After remaining largely unchanged for the first three days of the holiday-shortened week, U.S. Treasury yields moved higher in the immediate wake of the employment data. The pop in AHE was a major contributor, because bond markets tend to watch for signs of wage inflation as a precursor to stronger overall inflation, which in turn may affect Federal Reserve rate policy. The yield on the bellwether 10-year note rose 6 basis points (0.06%) on September 7, to close the week at 2.94%. Similarly, the 2-year Treasury rate, which is particularly sensitive to Fed actions, increased 7 basis points, to finish the week at 2.71%.
Meanwhile, after trading flat before the jobs report, the U.S. dollar strengthened. Taken together, the moves in Treasury yields and the dollar represented a classic response to a better-than-anticipated jobs report—or at least one that seems unlikely to knock the Fed off its current path of steady, moderate rate hikes.

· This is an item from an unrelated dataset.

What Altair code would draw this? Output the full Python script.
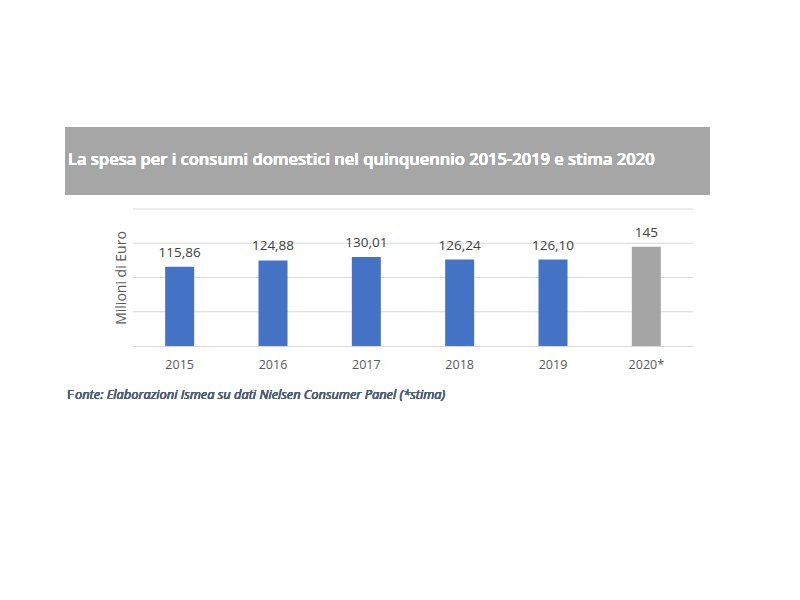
import altair as alt
import pandas as pd

# ---- data ----
years = ["2015", "2016", "2017", "2018", "2019", "2020*"]
values = [115.86, 124.88, 130.01, 126.24, 126.10, 145]
value_labels = ["115,86", "124,88", "130,01", "126,24", "126,10", "145"]
kind = ["Consuntivo", "Consuntivo", "Consuntivo", "Consuntivo", "Consuntivo", "Stima"]
grid_values = [50, 100, 150, 200]

title_text = "La spesa per i consumi domestici nel quinquennio 2015-2019 e stima 2020"
y_title = "Milioni di Euro"
source_first = "F"
source_rest = "onte: Elaborazioni Ismea su dati Nielsen Consumer Panel (*stima)"

df = pd.DataFrame({"anno": years, "valore": values, "etichetta": value_labels, "tipo": kind})
gdf = pd.DataFrame({"g": grid_values})

FONT = "Open Sans"
PL, PT = 133, 209
W, H = 560, 137

x_enc = alt.X("anno:N", sort=years, title=None,
              scale=alt.Scale(paddingInner=0, paddingOuter=0),
              axis=alt.Axis(labelAngle=0, ticks=False, domain=True, domainColor="#d9d9d9",
                            labelColor="#595959", labelFontSize=12.5, labelFont=FONT,
                            labelPadding=12))
y_enc = alt.Y("valore:Q", title=y_title,
              scale=alt.Scale(domain=[0, 200], nice=False),
              axis=alt.Axis(labels=False, ticks=False, domain=False, grid=False,
                            titleColor="#595959", titleFont=FONT, titleFontSize=14,
                            titleFontWeight="normal", titlePadding=5))

grid = alt.Chart(gdf).mark_rule(color="#d9d9d9", strokeWidth=1).encode(
    y=alt.Y("g:Q", scale=alt.Scale(domain=[0, 200], nice=False)))

banner = alt.Chart(df).mark_rect(color="#a6a6a6").encode(
    x=alt.value(65 - PL), x2=alt.value(710 - PL), y=alt.value(127 - PT), y2=alt.value(195 - PT))

banner_text = alt.Chart(df).mark_text(
    text=title_text, color="white", font=FONT, fontSize=16.5, fontWeight=600,
    align="left", baseline="middle").encode(x=alt.value(68 - PL), y=alt.value(160 - PT))

bars = alt.Chart(df).mark_bar(size=29).encode(
    x=x_enc, y=y_enc,
    color=alt.Color("tipo:N", legend=None,
                    scale=alt.Scale(domain=["Consuntivo", "Stima"], range=["#4472c4", "#a5a5a5"])))

labels = alt.Chart(df).mark_text(dy=-14, color="#404040", font=FONT, fontSize=13.5).encode(
    x=alt.X("anno:N", sort=years), y="valore:Q", text="etichetta:N")

src1 = alt.Chart(df).mark_text(text=source_first, color="#4d5d73", font=FONT, fontSize=13,
                               align="left", baseline="middle").encode(
    x=alt.value(67 - PL), y=alt.value(395 - PT))
src2 = alt.Chart(df).mark_text(text=source_rest, color="#4d5d73", font=FONT, fontSize=12.8,
                               fontStyle="italic", fontWeight="normal", align="left",
                               baseline="middle").encode(
    x=alt.value(75 - PL), y=alt.value(395 - PT))

chart = alt.layer(grid, bars, labels, banner, banner_text, src1, src2).properties(
    width=W, height=H,
    autosize=alt.AutoSizeParams(type="none"),
    padding={"left": PL, "top": PT, "right": 800 - PL - W, "bottom": 600 - PT - H},
    background="white",
).configure_view(stroke=None)

chart.save("out.html", embed_options={"renderer": "svg", "actions": False})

U.S. economy (Part 2): Have tariffs hurt the broad U.S. economy? There’s scant evidence of that—so far
Trade issues are poised to dominate financial headlines again this month—probably until the Fed’s September 26 meeting. Will this be reflected in market behavior? In March and June, without fresh good news on corporate earnings to focus on, investors grew nervous about announced or about-to-be-implemented tariffs. Equity markets saw spikes in volatility, and S&P 500 consensus earnings revisions in those two months were among the weakest of the year so far. But while the domestic equity market still closely follows the latest NAFTA or China-related headlines, incoming data suggests the U.S. economy has experienced very little fallout from aggressive White House trade policy. That hasn’t been the case, however, for some other economies.
The broad effects of protectionism are indeed a net negative. They manifest in anecdotal data, “soft” survey data, and “hard” real activity data. So far, the anecdotal data is worrying. We’ve read stories of individual companies, many of them small businesses, that have blamed tariffs on planned cutbacks in hiring, expansion, or other expenditures. But what we don’t yet know is whether the anecdotes are both numerous and severe enough to dent overall business sentiment and, eventually, broad economic activity.
The soft data, some of which was reported last week, is still saying “no.” For example, the Institute for Supply Management’s manufacturing survey surged to 61.3 in August, its highest level since May 2004. (Readings above 50 indicate expansion.) This suggests that America’s factories haven’t been damaged by higher input costs. Moreover, more businesses still plan to make investments in the next 6-12 months than they have over the past several years. In terms of hard data, employment in manufacturing has grown at a healthy clip since the year began, despite edging lower last month. And capital goods orders and spending are increasing by nearly 10% year-over-year.
Outside the U.S., there is more evidence—much of it still circumstantial—of trade’s negative effects. Eurozone GDP slowed in the second quarter, China continues to ramp up its stimulus dosage, and global investors are jittery about holding almost any non-dollar currency.
We know how protectionism fears might be linked to these phenomena. Trade is more integral to most large developed and emerging economies than it is to the U.S. Moreover, a decrease in global trade poses a greater threat to more open economies. Interestingly, fiscal stimulus is one factor pushing back against the decline in global trade: Americans are using their extra after-tax money to buy more imports. In fact, imports have hit an all-time high. In effect, U.S. trade policy has helped fuel a surge in the trade deficit even as the White House pursues other policies with the intention of shrinking the trade gap.